Here’s a proposal. Next time you play pool, ignore the rule that scratching on the eight-ball makes you lose. Hold on, that’s madness: That’s like the main rule in pool.
In my small experience, a frustrating majority of games of amateur eight ball end in someone scratching on the eight ball or hitting it in out of turn. One time I sat down to write out these very thoughts in Holder kitchen and some strangers played two consecutive games to that end. So this curse isn’t unique to me. This rule is a particular bugbear for amateur pool because it means the player who was doing better loses just because he got to the eight-ball sooner. The better player is punished for failing in a way the other player likely would have failed too, if given the chance. This ending brings a malaise, and both players feel like their performance did not match the outcome. The loser is smarting and the winner unsatisfied.
Another reason to drop the rule is that I already do not play with the full rules of eight-ball. I am not good enough for them. If my opponent strikes one of my balls before his own, I don’t call it a fault. If I count a table scratch at all, I don’t treat it any differently than a regular scratch. And I think I’m not unusual. Though we use professional standard equipment as often as not, the way we play pool does not begin to resemble the way a pro does it. I am incapable of weighing where my cue ball will finish; I can’t put meaningful spin on my shots; I bank poorly.
Dumbing down a sport to your level is not unique to billiards. We play pickup basketball or soccer with rules simplified beyond those necessary to compensate for a lack of referees. So if you already aren’t playing real pool, why hold the eight-ball as so sacred?
Before you float the accusation that I am some wanton iconoclast, let it be known that I love rules. My friends enjoy playing games with me less because of it. Anything I play, be it Frisbee, poker, charades, I play with an outspoken faith in rules. But it is a good faculty of humans that we can—and will—adapt what we inherit if it becomes boring to us. Unless you’re trying to work up to a higher standard of gameplay, as long as a set of rules reflects the most exciting arrangement of the sport for the people playing it, then it is the right one.
I played ultimate Frisbee for six years, which is in some ways still an emergent sport. As I played, I saw rule developments, changes, and arguments. Yet the clearest example of the adaptive nature of the rules of a sport have come from trying to reinvent the game. A friend of mine named TJ invented a game called ultimate torpedo, which is ultimate Frisbee played with a pool torpedo. The rules began simply: two teams and one torpedo in a pool. When you are holding the torpedo, you can’t swim, and you try to hit the opposite wall of the pool with the torpedo.

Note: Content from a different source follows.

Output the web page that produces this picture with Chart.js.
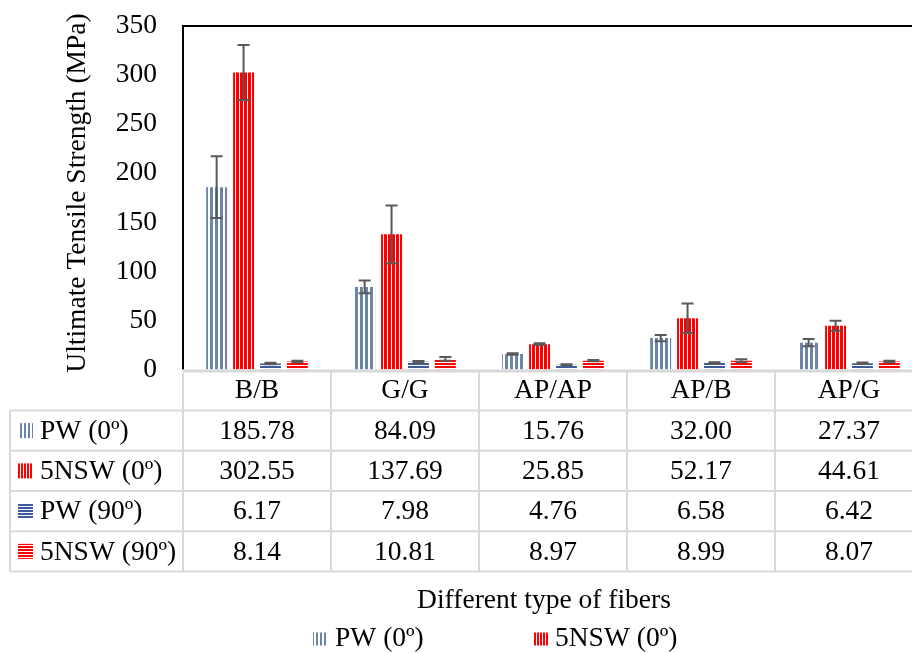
<!DOCTYPE html>
<html><head><meta charset="utf-8">
<script src="https://cdn.jsdelivr.net/npm/chart.js@4.4.0/dist/chart.umd.min.js"></script>
<style>html,body{margin:0;padding:0;overflow:hidden;background:#fff}#wrap{width:925px;height:653px;position:relative}</style>
</head><body><div id="wrap"><canvas id="c"></canvas></div>
<script>
const categories = ['B/B','G/G','AP/AP','AP/B','AP/G'];
const seriesNames = ['PW (0º)','5NSW (0º)','PW (90º)','5NSW (90º)'];
const pw0 = [185.78,84.09,15.76,32.00,27.37];
const nsw0 = [302.55,137.69,25.85,52.17,44.61];
const pw90 = [6.17,7.98,4.76,6.58,6.42];
const nsw90 = [8.14,10.81,8.97,8.99,8.07];
const pw0Err = [31.5,6.5,0.8,3.2,3.7];
const nsw0Err = [28,29.5,0.8,15,5];
const pw90Err = [0.7,0.8,0.5,0.8,0.7];
const nsw90Err = [0.8,1.8,0.6,1.4,0.9];
const yMin = 0, yMax = 350, yStep = 50;
const xTitle = 'Different type of fibers';
const yTitle = 'Ultimate Tensile Strength (MPa)';

const FONT = '"Liberation Serif", "Times New Roman", serif';
const FS = 27.5;

function stripePattern(color, on, off, vertical){
  const c = document.createElement('canvas');
  c.width = vertical ? on+off : 1;
  c.height = vertical ? 1 : on+off;
  const g = c.getContext('2d');
  g.fillStyle = '#fff'; g.fillRect(0,0,c.width,c.height);
  g.fillStyle = color;
  if (vertical) g.fillRect(0,0,on,1); else g.fillRect(0,0,1,on);
  return g.createPattern(c,'repeat');
}
const pats = [
  stripePattern('#6B84A8',3,2,true),
  stripePattern('#FF0000',3,1,true),
  stripePattern('#3B5B9C',2,1,false),
  stripePattern('#FF0000',2,1,false)
];
const swatchPats = [
  stripePattern('#6B84A8',2,2,true),
  stripePattern('#FF0000',2,1,true),
  stripePattern('#3B5B9C',2,1,false),
  stripePattern('#FF0000',2,1,false)
];
const seriesData = [pw0,nsw0,pw90,nsw90];
const seriesErr = [pw0Err,nsw0Err,pw90Err,nsw90Err];

const decor = {
  id:'decor',
  afterDatasetsDraw(chart){
    const ctx = chart.ctx, y = chart.scales.y;
    ctx.save();
    ctx.strokeStyle = '#595959'; ctx.lineWidth = 2;
    chart.data.datasets.forEach((ds,di)=>{
      const meta = chart.getDatasetMeta(di);
      meta.data.forEach((el,i)=>{
        const v = ds.data[i], e = seriesErr[di][i];
        const x = el.x, yt = y.getPixelForValue(v+e), yb = y.getPixelForValue(v-e);
        ctx.beginPath();
        ctx.moveTo(x,yt); ctx.lineTo(x,yb);
        ctx.moveTo(x-6,yt); ctx.lineTo(x+6,yt);
        ctx.moveTo(x-6,yb); ctx.lineTo(x+6,yb);
        ctx.stroke();
      });
    });
    ctx.restore();
  },
  afterDraw(chart){
    const ctx = chart.ctx, a = chart.chartArea, xs = chart.scales.x;
    ctx.save();
    ctx.strokeStyle = '#000'; ctx.lineWidth = 2;
    ctx.beginPath();
    ctx.moveTo(a.left, a.bottom); ctx.lineTo(a.left, a.top); ctx.lineTo(a.right, a.top); ctx.lineTo(a.right, a.bottom);
    ctx.stroke();
    ctx.fillStyle = '#D9D9D9';
    ctx.fillRect(a.left, a.bottom, a.right-a.left, 3);
    const n = categories.length;
    const cw = (a.right-a.left)/n;
    const rowTop = 410.5, rh = 40.25;
    ctx.strokeStyle = '#D9D9D9'; ctx.lineWidth = 2;
    ctx.beginPath();
    for (let r=0;r<=seriesNames.length;r++){
      const yy = rowTop + r*rh;
      ctx.moveTo(10, yy); ctx.lineTo(a.right, yy);
    }
    for (let i=0;i<=n;i++){
      const xx = a.left + i*cw;
      ctx.moveTo(xx, a.bottom+3); ctx.lineTo(xx, rowTop + seriesNames.length*rh);
    }
    ctx.moveTo(10, rowTop); ctx.lineTo(10, rowTop + seriesNames.length*rh);
    ctx.stroke();
    ctx.font = FS+'px '+FONT;
    ctx.fillStyle = '#000';
    ctx.textBaseline = 'middle';
    ctx.textAlign = 'center';
    categories.forEach((c,i)=>{ ctx.fillText(c, xs.getPixelForValue(i), (a.bottom+rowTop)/2+1); });
    seriesNames.forEach((s,r)=>{
      const cy = rowTop + r*rh + rh/2;
      ctx.fillStyle = swatchPats[r]; ctx.fillRect(18, cy-7.5, 15, 15);
      ctx.fillStyle = '#000'; ctx.textAlign = 'left';
      ctx.fillText(s, 40, cy+1);
      ctx.textAlign = 'center';
      seriesData[r].forEach((v,i)=>{ ctx.fillText(v.toFixed(2), xs.getPixelForValue(i), cy+1); });
    });
    ctx.fillText(xTitle, 544, 601);
    ctx.save();
    ctx.translate(78, 193); ctx.rotate(-Math.PI/2);
    ctx.fillText(yTitle, 0, 0);
    ctx.restore();
    const legX = [313, 533];
    seriesNames.forEach((s,r)=>{
      const col = r%2, row = Math.floor(r/2);
      const cy = 639 + row*40;
      ctx.fillStyle = swatchPats[r]; ctx.fillRect(legX[col], cy-6.5, 15, 13);
      ctx.fillStyle = '#000'; ctx.textAlign = 'left';
      ctx.fillText(s, legX[col]+22, cy);
    });
    ctx.restore();
  }
};

new Chart(document.getElementById('c'), {
  type:'bar',
  data:{
    labels:categories,
    datasets: seriesNames.map((s,i)=>({label:s, data:seriesData[i], backgroundColor:pats[i], borderWidth:0,
      categoryPercentage:0.727, barPercentage:0.78}))
  },
  options:{
    responsive:true, maintainAspectRatio:false, animation:false,
    layout:{autoPadding:false, padding:{left:0,right:2,top:26,bottom:653-369.5}},
    plugins:{legend:{display:false}, tooltip:{enabled:false}},
    scales:{
      x:{display:false},
      y:{
        min:yMin, max:yMax,
        ticks:{stepSize:yStep, padding:26, color:'#000', font:{family:FONT, size:FS}},
        grid:{display:false, drawTicks:false},
        border:{display:false},
        afterFit(s){ s.width = 183; s.paddingTop = 0; s.paddingBottom = 0; }
      }
    }
  },
  plugins:[decor]
});
</script></body></html>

It was a good idea for a game and we took to it straightaway. Because it was the summer, we could play every day and pretty much did. Six played at a time of a group of about ten guys. We were a small group running a lot of trials of the game, so it is unsurprising that it evolved. We made rules and conventions for the “kickoff.” When encroachment became excessive, we reinforced them. The asymmetry of our pool was an immediate problem, as it was easier to score on the deep end. So the scoring team always had to start from the harder side, regardless of where they had started. Eventually, we began only to count scores on the shallow end, deep end scores being only for possession.
We went through a couple trials in trying to enforce a time limit to holding the Frisbee. The shot clocks of basketball were impossible underwater, as was the out-loud stall counting of ultimate frisbee. We decided three breaths with the torpedo before you had to pass it was reasonable. Then we cut it to two. I proposed we try it with zero breaths. None of us had a particularly strong lung capacity. This seemed like it would make the game impossible, but it didn’t. It made it quicker and more impulsive. It forced players to swim around constantly, looking for a way to move the torpedo. The game became exhilarating and exhausting.

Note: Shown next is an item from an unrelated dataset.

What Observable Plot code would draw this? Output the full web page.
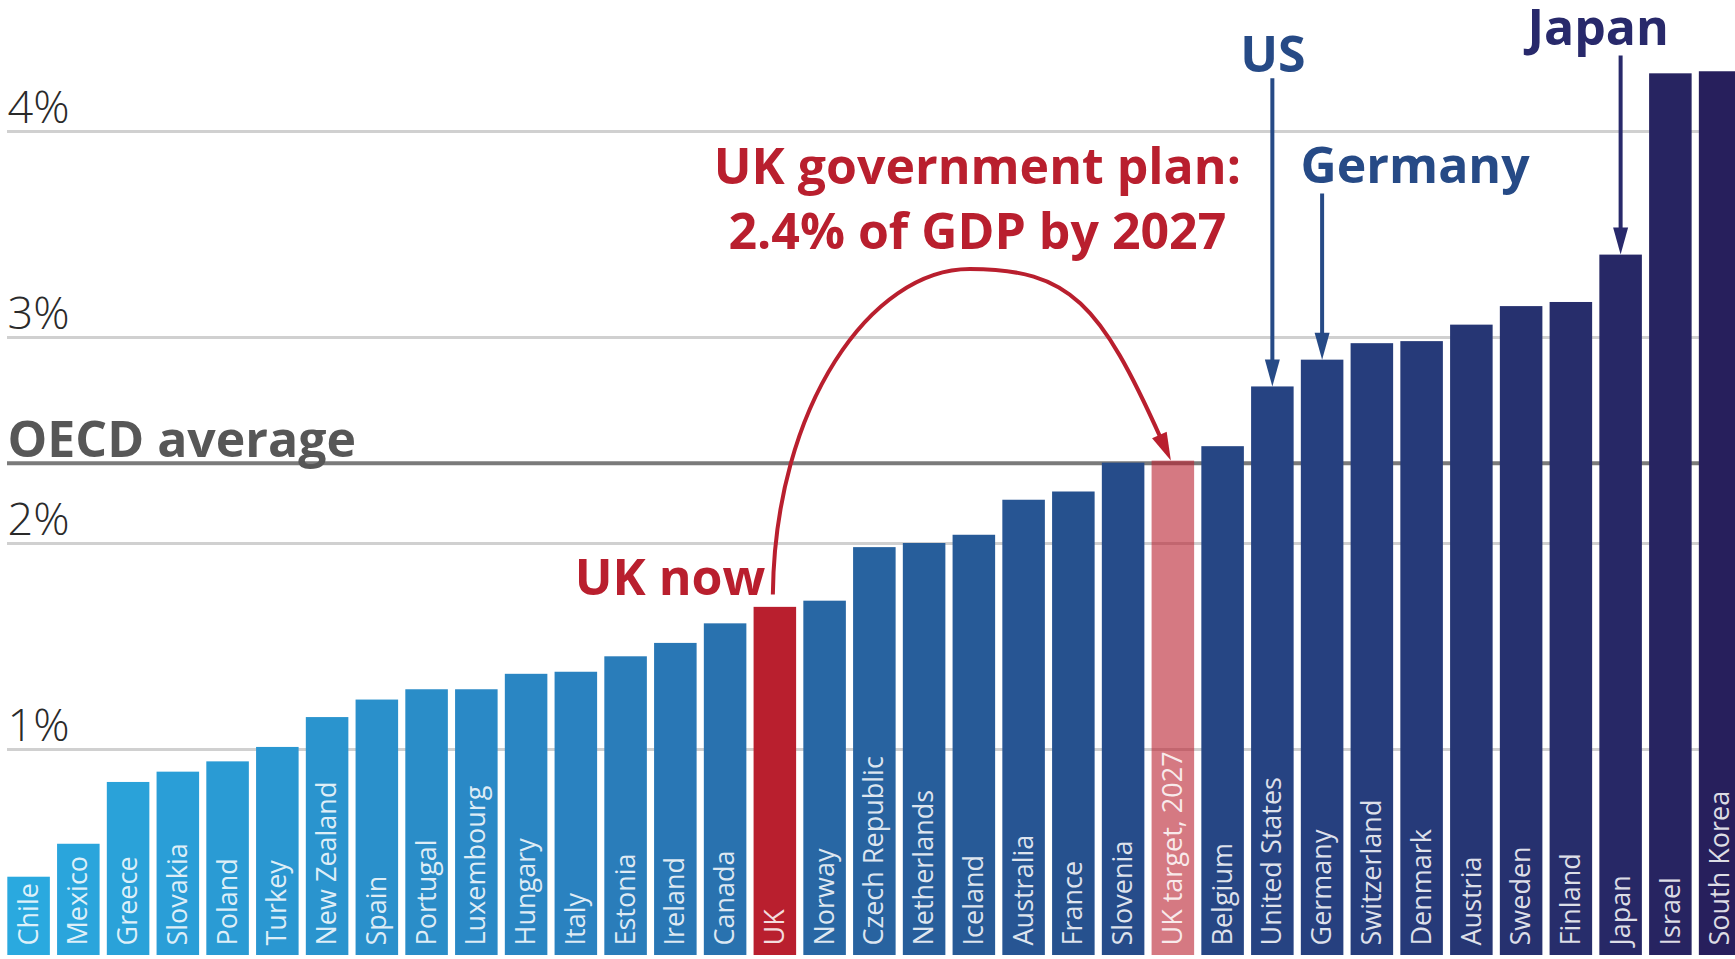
<!DOCTYPE html>
<html>
<head>
<meta charset="utf-8">
<script src="https://cdn.jsdelivr.net/npm/d3@7"></script>
<script src="https://cdn.jsdelivr.net/npm/@observablehq/plot@0.6"></script>
<style>
  html, body { margin: 0; padding: 0; background: #fff; overflow: hidden; }
  #chart { width: 1735px; height: 959px; overflow: hidden; }
</style>
</head>
<body>
<div id="chart"></div>
<script>
// ---- data ----
const countries = ["Chile","Mexico","Greece","Slovakia","Poland","Turkey","New Zealand","Spain","Portugal","Luxembourg","Hungary","Italy","Estonia","Ireland","Canada","UK","Norway","Czech Republic","Netherlands","Iceland","Australia","France","Slovenia","UK target, 2027","Belgium","United States","Germany","Switzerland","Denmark","Austria","Sweden","Finland","Japan","Israel","South Korea"];
const values = [0.38,0.54,0.84,0.89,0.94,1.01,1.155,1.24,1.29,1.29,1.365,1.375,1.45,1.515,1.61,1.69,1.72,1.98,2.00,2.04,2.21,2.25,2.39,2.40,2.47,2.76,2.89,2.97,2.98,3.06,3.15,3.17,3.40,4.28,4.29];
const oecdAverage = 2.39;
const gridTicks = [1, 2, 3, 4];
const tickLabels = ["1%", "2%", "3%", "4%"];
const ukNow = "UK";
const ukTarget = "UK target, 2027";
const planText = "UK government plan:\n2.4% of GDP by 2027";
const callouts = [
  {country: "United States", label: "US", labelAt: 4.29},
  {country: "Germany", label: "Germany", labelAt: 3.75},
  {country: "Japan", label: "Japan", labelAt: 4.42}
];

const data = countries.map((c, i) => ({country: c, value: values[i], rank: i}));
const isUK = d => d.country === ukNow || d.country === ukTarget;

const RED = "#b91f2e";
const calloutColor = {"United States": "#264a86", "Germany": "#264a86", "Japan": "#28296b"};

// custom annotation layer (arc + arrows) drawn through Plot's scales
function annotations(index, scales) {
  const x = scales.x, y = scales.y;
  const bw = x.bandwidth ? x.bandwidth() : 42;
  const cx = c => x(c) + bw / 2;
  const valueOf = c => values[countries.indexOf(c)];
  const g = d3.create("svg:g");

  // straight callout arrows
  const headL = 27, headW = 7.5;
  for (const c of callouts) {
    const xx = cx(c.country);
    const gap = c.label === "US" ? 7 : 11;
    const y0 = y(c.labelAt) + gap;
    const tip = y(valueOf(c.country));
    const col = calloutColor[c.country];
    g.append("line").attr("x1", xx).attr("x2", xx).attr("y1", y0).attr("y2", tip - headL + 2)
      .attr("stroke", col).attr("stroke-width", 4);
    g.append("path").attr("d", `M${xx},${tip}L${xx - headW},${tip - headL}L${xx + headW},${tip - headL}Z`)
      .attr("fill", col);
  }

  // red arc from UK now to UK target
  const S = [cx(ukNow) - 2, y(1.75)];
  const P = [cx("Iceland") - 4, y(3.33)];
  const E = [cx(ukTarget) - 2, y(valueOf(ukTarget))];
  const c1 = [S[0] + 2, S[1] - 0.58 * (S[1] - P[1])];
  const c2 = [P[0] - 0.5 * (P[0] - S[0]), P[1]];
  const c3 = [P[0] + 0.5 * (E[0] - P[0]), P[1]];
  const c4 = [E[0] - 0.3 * (E[0] - P[0]), E[1] - 0.7 * (E[1] - P[1])];
  let dx = E[0] - c4[0], dy = E[1] - c4[1];
  const len = Math.hypot(dx, dy); dx /= len; dy /= len;
  const hl = 28, hw = 8;
  const B = [E[0] - dx * (hl - 4), E[1] - dy * (hl - 4)];
  const c4s = [c4[0] - dx * (hl - 4), c4[1] - dy * (hl - 4)];
  g.append("path")
    .attr("d", `M${S}C${c1} ${c2} ${P}C${c3} ${c4s} ${B}`)
    .attr("fill", "none").attr("stroke", RED).attr("stroke-width", 4);
  const bx = E[0] - dx * hl, by = E[1] - dy * hl;
  g.append("path")
    .attr("d", `M${E}L${bx - dy * hw},${by + dx * hw}L${bx + dy * hw},${by - dx * hw}Z`)
    .attr("fill", RED);
  return g.node();
}

const chart = Plot.plot({
  width: 1735,
  height: 959,
  marginLeft: 7,
  marginRight: 0,
  marginTop: 0,
  marginBottom: 0,
  style: {fontFamily: "'Open Sans', sans-serif", background: "white", overflow: "hidden"},
  x: {domain: countries, range: [0, 1748.7], paddingInner: 0.145, paddingOuter: 0.147, round: false, axis: null},
  y: {domain: [0, 4], range: [955, 131], axis: null},
  color: {type: "linear", domain: [0, 11, 16, 22, 28, 34],
          range: ["#2aa9df", "#2a82c0", "#2867a4", "#264c8a", "#263a79", "#271f5c"], interpolate: "rgb"},
  marks: [
    Plot.ruleY(gridTicks, {stroke: "#d0d0d0", strokeWidth: 3}),
    Plot.text(gridTicks, {y: d => d, text: (d, i) => tickLabels[i], frameAnchor: "left", textAnchor: "start",
      lineAnchor: "bottom", dy: -9, fontSize: 45, fontWeight: 300, fill: "#2a2a2a"}),
    Plot.ruleY([oecdAverage], {stroke: "#7a7a7a", strokeWidth: 4}),
    Plot.text([oecdAverage], {y: d => d, text: () => "OECD average", frameAnchor: "left", textAnchor: "start",
      lineAnchor: "bottom", dy: -6, fontSize: 50, fontWeight: 700, fill: "#575757"}),
    Plot.barY(data, {filter: d => !isUK(d), x: "country", y: "value", fill: "rank"}),
    Plot.barY(data, {filter: d => d.country === ukNow, x: "country", y: "value", fill: RED}),
    Plot.barY(data, {filter: d => d.country === ukTarget, x: "country", y: "value", fill: RED, fillOpacity: 0.6}),
    Plot.text(data, {x: "country", y: 0, text: "country", rotate: -90, textAnchor: "start", lineAnchor: "middle",
      dy: -10, fontSize: 27, fill: "white", fillOpacity: 0.85}),
    Plot.text([ukNow], {x: d => d, y: () => 1.752, text: () => "UK now", textAnchor: "end", lineAnchor: "bottom",
      dx: -10, fontSize: 50, fontWeight: 700, fill: RED}),
    Plot.text([planText], {x: () => "Iceland", y: () => 3.432, text: d => d, textAnchor: "middle", lineAnchor: "bottom",
      lineHeight: 1.3, dx: 3, fontSize: 50, fontWeight: 700, fill: RED}),
    Plot.text(callouts, {x: "country", y: "labelAt", text: "label", textAnchor: "middle", lineAnchor: "bottom",
      fontSize: 50, fontWeight: 700, fill: c => calloutColor[c.country], filter: c => c.label === "US"}),
    Plot.text(callouts, {x: "country", y: "labelAt", text: "label", textAnchor: "start", lineAnchor: "bottom",
      dx: -22, fontSize: 50, fontWeight: 700, fill: c => calloutColor[c.country], filter: c => c.label === "Germany"}),
    Plot.text(callouts, {x: "country", y: "labelAt", text: "label", textAnchor: "middle", lineAnchor: "bottom",
      dx: -23, fontSize: 50, fontWeight: 700, fill: c => calloutColor[c.country], filter: c => c.label === "Japan"}),
    annotations
  ]
});
document.getElementById("chart").appendChild(chart);
</script>
</body>
</html>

We devised penalties for breathing with the torpedo, excessive contact, and other infractions. We never wrote down the rules, we could explain them easily to any newcomers. We resolved disagreements about the rules democratically.
Like any authority, and especially any abstract one, a rule has meaning when you believe in it. When you understand why the rule exists, what kind of unsatisfying gameplay will result without it, its restrictions do not chafe. And if it is a rule you not only witnessed develop but saw the lack of and proposed, it will have a special resonance for you.

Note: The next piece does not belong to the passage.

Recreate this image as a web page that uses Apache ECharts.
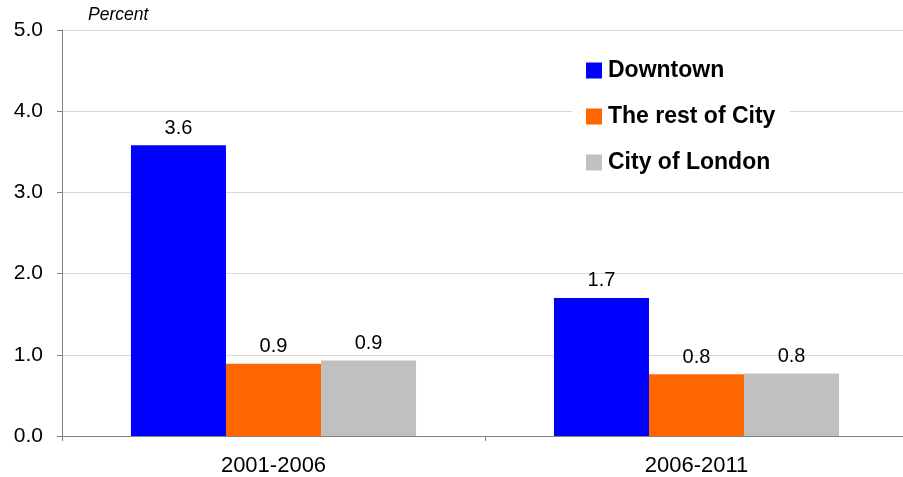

Why, you may ask, would you put any limitations on fun? The reason is to define a world. While getting a strike in bowling is impressive, it would be meaningless without a fault line, or a limit to the size of the ball. And no one would play if you were allowed to use your hands to knock down all ten pins. The materials of fun are endless; something needs to bound your sport to prevent it from turning into chaos. But it’s worth remembering that you can play with the rules just as you can play within them.